## RECORDED INFORMATION

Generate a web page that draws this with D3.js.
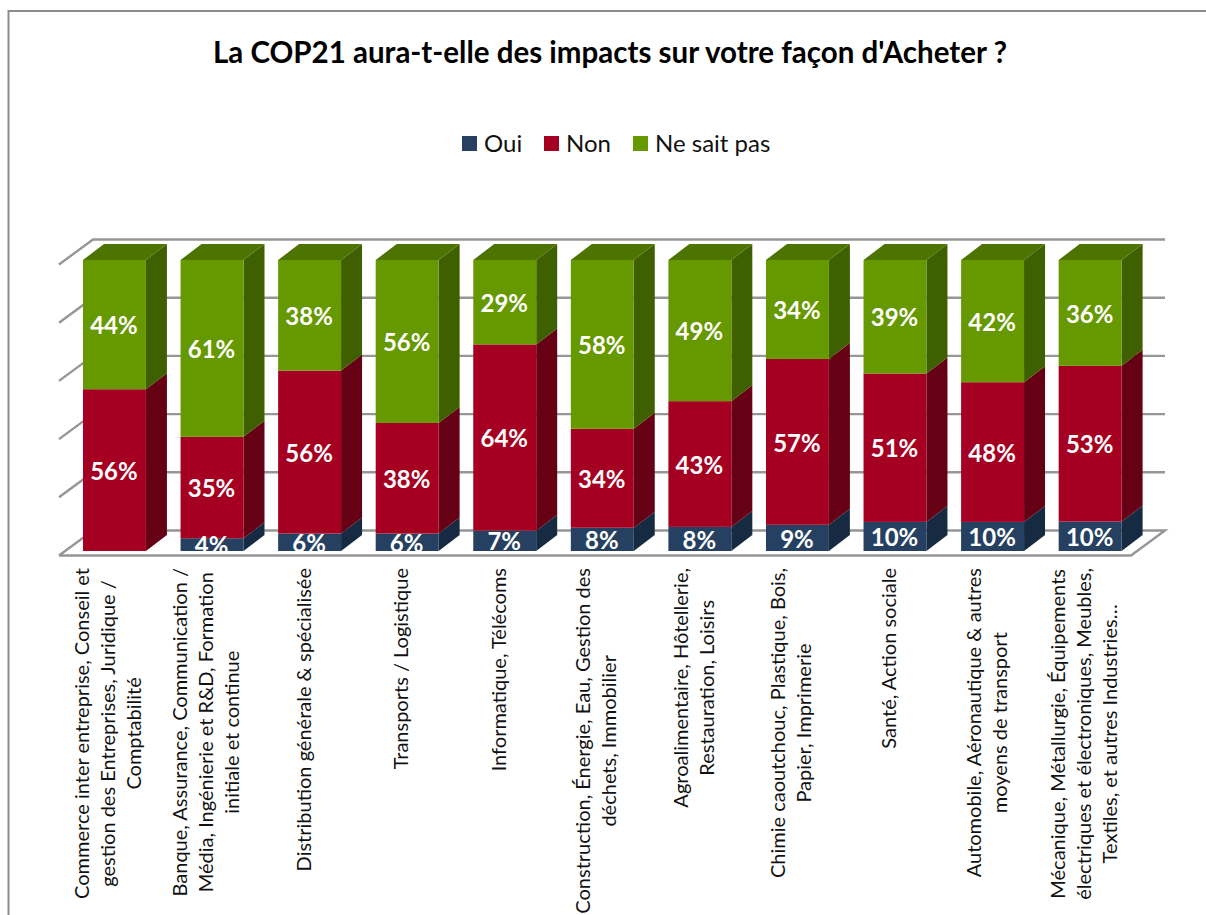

...

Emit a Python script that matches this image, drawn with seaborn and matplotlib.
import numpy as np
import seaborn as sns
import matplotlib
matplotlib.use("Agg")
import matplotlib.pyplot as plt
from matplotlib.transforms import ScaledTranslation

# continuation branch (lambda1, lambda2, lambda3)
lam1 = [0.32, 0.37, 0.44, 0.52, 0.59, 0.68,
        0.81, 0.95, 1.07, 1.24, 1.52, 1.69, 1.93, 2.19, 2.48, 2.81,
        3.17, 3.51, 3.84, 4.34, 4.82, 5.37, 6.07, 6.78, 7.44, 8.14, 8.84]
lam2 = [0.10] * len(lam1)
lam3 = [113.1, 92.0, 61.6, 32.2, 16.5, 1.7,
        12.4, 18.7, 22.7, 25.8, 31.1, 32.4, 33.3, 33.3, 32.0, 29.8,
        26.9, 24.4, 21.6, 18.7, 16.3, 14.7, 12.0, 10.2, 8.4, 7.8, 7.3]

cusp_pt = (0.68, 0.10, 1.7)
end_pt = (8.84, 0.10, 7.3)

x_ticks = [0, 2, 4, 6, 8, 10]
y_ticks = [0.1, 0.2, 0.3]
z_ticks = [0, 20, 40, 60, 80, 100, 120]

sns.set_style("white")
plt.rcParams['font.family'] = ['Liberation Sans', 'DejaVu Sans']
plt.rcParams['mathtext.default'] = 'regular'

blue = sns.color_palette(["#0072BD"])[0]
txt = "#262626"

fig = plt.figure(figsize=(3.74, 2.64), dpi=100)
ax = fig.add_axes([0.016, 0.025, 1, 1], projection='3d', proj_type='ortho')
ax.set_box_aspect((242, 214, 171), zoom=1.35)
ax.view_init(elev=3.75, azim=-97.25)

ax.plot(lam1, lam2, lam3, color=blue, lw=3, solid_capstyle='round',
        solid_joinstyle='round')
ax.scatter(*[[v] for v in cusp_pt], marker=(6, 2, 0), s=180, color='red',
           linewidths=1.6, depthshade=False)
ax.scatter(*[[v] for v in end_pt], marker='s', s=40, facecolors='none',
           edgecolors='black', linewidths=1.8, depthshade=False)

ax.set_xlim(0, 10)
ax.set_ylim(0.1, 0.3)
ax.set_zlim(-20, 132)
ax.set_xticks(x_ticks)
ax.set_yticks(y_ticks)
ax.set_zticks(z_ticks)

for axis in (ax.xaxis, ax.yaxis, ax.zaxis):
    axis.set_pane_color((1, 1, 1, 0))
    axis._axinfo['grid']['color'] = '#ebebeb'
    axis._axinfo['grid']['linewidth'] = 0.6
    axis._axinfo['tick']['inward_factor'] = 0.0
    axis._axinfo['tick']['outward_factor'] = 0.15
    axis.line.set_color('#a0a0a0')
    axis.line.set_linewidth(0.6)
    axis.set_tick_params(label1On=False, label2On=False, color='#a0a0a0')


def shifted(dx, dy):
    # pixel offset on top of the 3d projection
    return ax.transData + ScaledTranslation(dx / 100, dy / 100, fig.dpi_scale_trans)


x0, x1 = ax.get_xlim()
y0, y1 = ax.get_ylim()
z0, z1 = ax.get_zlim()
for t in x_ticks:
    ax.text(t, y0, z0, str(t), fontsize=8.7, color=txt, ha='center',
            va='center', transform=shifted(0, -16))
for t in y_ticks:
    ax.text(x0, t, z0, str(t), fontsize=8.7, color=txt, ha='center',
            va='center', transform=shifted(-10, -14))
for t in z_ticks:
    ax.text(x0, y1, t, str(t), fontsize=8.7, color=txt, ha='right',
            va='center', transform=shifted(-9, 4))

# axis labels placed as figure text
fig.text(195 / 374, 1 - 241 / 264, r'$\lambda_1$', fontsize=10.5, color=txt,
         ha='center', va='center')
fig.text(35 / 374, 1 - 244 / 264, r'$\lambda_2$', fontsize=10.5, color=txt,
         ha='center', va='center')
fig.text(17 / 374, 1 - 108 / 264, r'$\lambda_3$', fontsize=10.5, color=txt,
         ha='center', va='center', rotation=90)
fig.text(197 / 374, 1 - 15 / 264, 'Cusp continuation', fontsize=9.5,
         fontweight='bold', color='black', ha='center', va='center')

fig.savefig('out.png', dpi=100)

## PROBLEM REQUIREMENTS
Look above for the line containing "Emit a Python". Output from there through the line containing "z_ticks = [0, 20, 40, 60, 80, 100, 120]", exactly and inclusively.

## ANSWER BELOW
Emit a Python script that matches this image, drawn with seaborn and matplotlib.
import numpy as np
import seaborn as sns
import matplotlib
matplotlib.use("Agg")
import matplotlib.pyplot as plt
from matplotlib.transforms import ScaledTranslation

# continuation branch (lambda1, lambda2, lambda3)
lam1 = [0.32, 0.37, 0.44, 0.52, 0.59, 0.68,
        0.81, 0.95, 1.07, 1.24, 1.52, 1.69, 1.93, 2.19, 2.48, 2.81,
        3.17, 3.51, 3.84, 4.34, 4.82, 5.37, 6.07, 6.78, 7.44, 8.14, 8.84]
lam2 = [0.10] * len(lam1)
lam3 = [113.1, 92.0, 61.6, 32.2, 16.5, 1.7,
        12.4, 18.7, 22.7, 25.8, 31.1, 32.4, 33.3, 33.3, 32.0, 29.8,
        26.9, 24.4, 21.6, 18.7, 16.3, 14.7, 12.0, 10.2, 8.4, 7.8, 7.3]

cusp_pt = (0.68, 0.10, 1.7)
end_pt = (8.84, 0.10, 7.3)

x_ticks = [0, 2, 4, 6, 8, 10]
y_ticks = [0.1, 0.2, 0.3]
z_ticks = [0, 20, 40, 60, 80, 100, 120]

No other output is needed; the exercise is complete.